__Task to complete__
Write out each line that follows exactly as it stands, without the pictures.

__Source excerpt__
^^^^

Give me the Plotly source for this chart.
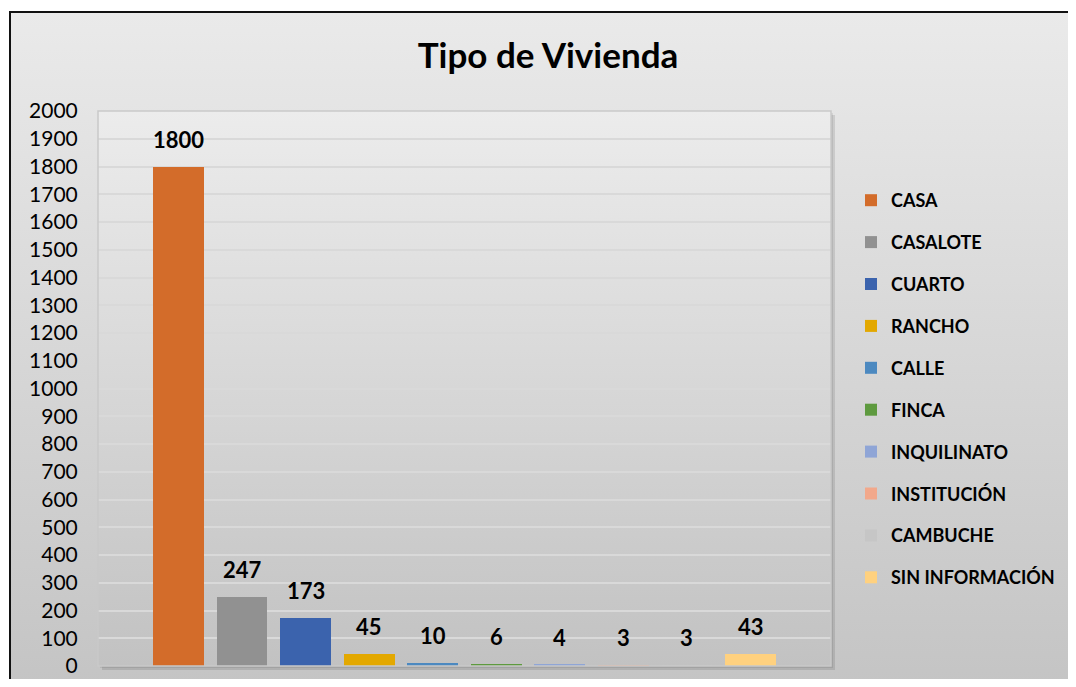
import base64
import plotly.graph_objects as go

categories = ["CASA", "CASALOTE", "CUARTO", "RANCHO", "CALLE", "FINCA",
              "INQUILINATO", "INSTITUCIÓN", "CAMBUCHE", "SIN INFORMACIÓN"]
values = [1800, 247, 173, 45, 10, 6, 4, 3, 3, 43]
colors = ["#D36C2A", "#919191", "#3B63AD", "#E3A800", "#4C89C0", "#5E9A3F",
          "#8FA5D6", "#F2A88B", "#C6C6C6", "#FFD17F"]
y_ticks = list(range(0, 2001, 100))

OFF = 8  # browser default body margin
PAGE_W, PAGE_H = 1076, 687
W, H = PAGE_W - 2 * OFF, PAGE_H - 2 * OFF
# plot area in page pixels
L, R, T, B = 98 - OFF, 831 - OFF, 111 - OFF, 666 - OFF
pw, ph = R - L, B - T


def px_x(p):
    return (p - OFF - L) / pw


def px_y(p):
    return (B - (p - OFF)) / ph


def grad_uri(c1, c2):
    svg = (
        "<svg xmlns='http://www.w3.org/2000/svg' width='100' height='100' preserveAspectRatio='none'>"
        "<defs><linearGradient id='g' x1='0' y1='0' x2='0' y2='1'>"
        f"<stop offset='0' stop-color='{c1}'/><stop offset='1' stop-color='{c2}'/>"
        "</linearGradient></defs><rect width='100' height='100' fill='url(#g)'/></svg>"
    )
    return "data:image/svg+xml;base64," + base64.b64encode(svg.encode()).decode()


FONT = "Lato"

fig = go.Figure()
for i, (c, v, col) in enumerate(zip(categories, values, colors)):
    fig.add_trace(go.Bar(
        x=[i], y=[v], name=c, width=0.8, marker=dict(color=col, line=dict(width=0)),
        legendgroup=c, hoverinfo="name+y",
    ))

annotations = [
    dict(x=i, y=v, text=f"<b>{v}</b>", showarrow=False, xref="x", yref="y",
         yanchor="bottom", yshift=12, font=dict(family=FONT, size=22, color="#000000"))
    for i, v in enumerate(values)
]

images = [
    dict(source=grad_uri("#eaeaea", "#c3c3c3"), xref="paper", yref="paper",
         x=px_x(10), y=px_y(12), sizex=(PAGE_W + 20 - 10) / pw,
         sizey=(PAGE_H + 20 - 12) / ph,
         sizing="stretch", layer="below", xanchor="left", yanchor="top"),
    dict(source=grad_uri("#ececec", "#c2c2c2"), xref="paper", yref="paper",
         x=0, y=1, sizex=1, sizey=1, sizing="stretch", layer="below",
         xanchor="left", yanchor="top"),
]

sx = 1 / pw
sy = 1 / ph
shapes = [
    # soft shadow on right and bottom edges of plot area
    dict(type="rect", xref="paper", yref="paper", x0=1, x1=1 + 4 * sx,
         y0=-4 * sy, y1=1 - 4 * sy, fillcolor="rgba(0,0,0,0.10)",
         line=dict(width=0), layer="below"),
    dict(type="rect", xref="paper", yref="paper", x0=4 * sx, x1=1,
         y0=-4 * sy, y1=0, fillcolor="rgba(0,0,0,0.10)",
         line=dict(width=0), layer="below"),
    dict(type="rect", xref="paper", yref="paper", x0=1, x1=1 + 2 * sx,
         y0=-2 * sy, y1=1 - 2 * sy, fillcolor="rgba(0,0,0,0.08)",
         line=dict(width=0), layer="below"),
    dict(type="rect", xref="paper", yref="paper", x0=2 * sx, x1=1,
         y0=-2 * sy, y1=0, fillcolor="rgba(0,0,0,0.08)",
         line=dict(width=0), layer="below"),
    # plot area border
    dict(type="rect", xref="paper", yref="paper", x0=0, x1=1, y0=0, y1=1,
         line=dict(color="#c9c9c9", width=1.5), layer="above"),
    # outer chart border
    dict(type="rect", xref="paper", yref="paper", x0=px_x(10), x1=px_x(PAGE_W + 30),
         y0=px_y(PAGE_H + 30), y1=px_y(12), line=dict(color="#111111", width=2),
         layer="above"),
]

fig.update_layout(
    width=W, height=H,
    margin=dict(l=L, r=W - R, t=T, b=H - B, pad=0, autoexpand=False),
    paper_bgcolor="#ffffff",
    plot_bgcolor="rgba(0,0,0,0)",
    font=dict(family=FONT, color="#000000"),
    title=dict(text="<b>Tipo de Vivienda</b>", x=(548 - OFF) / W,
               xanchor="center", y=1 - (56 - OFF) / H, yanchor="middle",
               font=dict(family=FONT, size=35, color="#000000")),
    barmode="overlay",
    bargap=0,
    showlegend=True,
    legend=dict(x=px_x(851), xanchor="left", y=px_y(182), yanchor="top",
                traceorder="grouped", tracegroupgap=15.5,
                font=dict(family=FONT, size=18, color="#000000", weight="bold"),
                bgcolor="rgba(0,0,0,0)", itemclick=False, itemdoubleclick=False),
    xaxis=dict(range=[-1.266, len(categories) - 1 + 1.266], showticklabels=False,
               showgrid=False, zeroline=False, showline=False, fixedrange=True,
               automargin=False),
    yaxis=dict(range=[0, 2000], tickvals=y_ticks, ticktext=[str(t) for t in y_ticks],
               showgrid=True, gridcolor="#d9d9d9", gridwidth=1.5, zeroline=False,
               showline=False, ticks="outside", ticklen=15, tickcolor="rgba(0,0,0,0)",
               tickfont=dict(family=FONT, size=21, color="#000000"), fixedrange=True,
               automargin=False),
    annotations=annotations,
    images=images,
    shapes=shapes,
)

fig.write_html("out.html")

^^^^

__Answer to this task__
Give me the Plotly source for this chart.
import base64
import plotly.graph_objects as go

categories = ["CASA", "CASALOTE", "CUARTO", "RANCHO", "CALLE", "FINCA",
              "INQUILINATO", "INSTITUCIÓN", "CAMBUCHE", "SIN INFORMACIÓN"]
values = [1800, 247, 173, 45, 10, 6, 4, 3, 3, 43]
colors = ["#D36C2A", "#919191", "#3B63AD", "#E3A800", "#4C89C0", "#5E9A3F",
          "#8FA5D6", "#F2A88B", "#C6C6C6", "#FFD17F"]
y_ticks = list(range(0, 2001, 100))

OFF = 8  # browser default body margin
PAGE_W, PAGE_H = 1076, 687
W, H = PAGE_W - 2 * OFF, PAGE_H - 2 * OFF
# plot area in page pixels
L, R, T, B = 98 - OFF, 831 - OFF, 111 - OFF, 666 - OFF
pw, ph = R - L, B - T


def px_x(p):
    return (p - OFF - L) / pw


def px_y(p):
    return (B - (p - OFF)) / ph


def grad_uri(c1, c2):
    svg = (
        "<svg xmlns='http://www.w3.org/2000/svg' width='100' height='100' preserveAspectRatio='none'>"
        "<defs><linearGradient id='g' x1='0' y1='0' x2='0' y2='1'>"
        f"<stop offset='0' stop-color='{c1}'/><stop offset='1' stop-color='{c2}'/>"
        "</linearGradient></defs><rect width='100' height='100' fill='url(#g)'/></svg>"
    )
    return "data:image/svg+xml;base64," + base64.b64encode(svg.encode()).decode()


FONT = "Lato"

fig = go.Figure()
for i, (c, v, col) in enumerate(zip(categories, values, colors)):
    fig.add_trace(go.Bar(
        x=[i], y=[v], name=c, width=0.8, marker=dict(color=col, line=dict(width=0)),
        legendgroup=c, hoverinfo="name+y",
    ))

annotations = [
    dict(x=i, y=v, text=f"<b>{v}</b>", showarrow=False, xref="x", yref="y",
         yanchor="bottom", yshift=12, font=dict(family=FONT, size=22, color="#000000"))
    for i, v in enumerate(values)
]

images = [
    dict(source=grad_uri("#eaeaea", "#c3c3c3"), xref="paper", yref="paper",
         x=px_x(10), y=px_y(12), sizex=(PAGE_W + 20 - 10) / pw,
         sizey=(PAGE_H + 20 - 12) / ph,
         sizing="stretch", layer="below", xanchor="left", yanchor="top"),
    dict(source=grad_uri("#ececec", "#c2c2c2"), xref="paper", yref="paper",
         x=0, y=1, sizex=1, sizey=1, sizing="stretch", layer="below",
         xanchor="left", yanchor="top"),
]

sx = 1 / pw
sy = 1 / ph
shapes = [
    # soft shadow on right and bottom edges of plot area
    dict(type="rect", xref="paper", yref="paper", x0=1, x1=1 + 4 * sx,
         y0=-4 * sy, y1=1 - 4 * sy, fillcolor="rgba(0,0,0,0.10)",
         line=dict(width=0), layer="below"),
    dict(type="rect", xref="paper", yref="paper", x0=4 * sx, x1=1,
         y0=-4 * sy, y1=0, fillcolor="rgba(0,0,0,0.10)",
         line=dict(width=0), layer="below"),
    dict(type="rect", xref="paper", yref="paper", x0=1, x1=1 + 2 * sx,
         y0=-2 * sy, y1=1 - 2 * sy, fillcolor="rgba(0,0,0,0.08)",
         line=dict(width=0), layer="below"),
    dict(type="rect", xref="paper", yref="paper", x0=2 * sx, x1=1,
         y0=-2 * sy, y1=0, fillcolor="rgba(0,0,0,0.08)",
         line=dict(width=0), layer="below"),
    # plot area border
    dict(type="rect", xref="paper", yref="paper", x0=0, x1=1, y0=0, y1=1,
         line=dict(color="#c9c9c9", width=1.5), layer="above"),
    # outer chart border
    dict(type="rect", xref="paper", yref="paper", x0=px_x(10), x1=px_x(PAGE_W + 30),
         y0=px_y(PAGE_H + 30), y1=px_y(12), line=dict(color="#111111", width=2),
         layer="above"),
]

fig.update_layout(
    width=W, height=H,
    margin=dict(l=L, r=W - R, t=T, b=H - B, pad=0, autoexpand=False),
    paper_bgcolor="#ffffff",
    plot_bgcolor="rgba(0,0,0,0)",
    font=dict(family=FONT, color="#000000"),
    title=dict(text="<b>Tipo de Vivienda</b>", x=(548 - OFF) / W,
               xanchor="center", y=1 - (56 - OFF) / H, yanchor="middle",
               font=dict(family=FONT, size=35, color="#000000")),
    barmode="overlay",
    bargap=0,
    showlegend=True,
    legend=dict(x=px_x(851), xanchor="left", y=px_y(182), yanchor="top",
                traceorder="grouped", tracegroupgap=15.5,
                font=dict(family=FONT, size=18, color="#000000", weight="bold"),
                bgcolor="rgba(0,0,0,0)", itemclick=False, itemdoubleclick=False),
    xaxis=dict(range=[-1.266, len(categories) - 1 + 1.266], showticklabels=False,
               showgrid=False, zeroline=False, showline=False, fixedrange=True,
               automargin=False),
    yaxis=dict(range=[0, 2000], tickvals=y_ticks, ticktext=[str(t) for t in y_ticks],
               showgrid=True, gridcolor="#d9d9d9", gridwidth=1.5, zeroline=False,
               showline=False, ticks="outside", ticklen=15, tickcolor="rgba(0,0,0,0)",
               tickfont=dict(family=FONT, size=21, color="#000000"), fixedrange=True,
               automargin=False),
    annotations=annotations,
    images=images,
    shapes=shapes,
)

fig.write_html("out.html")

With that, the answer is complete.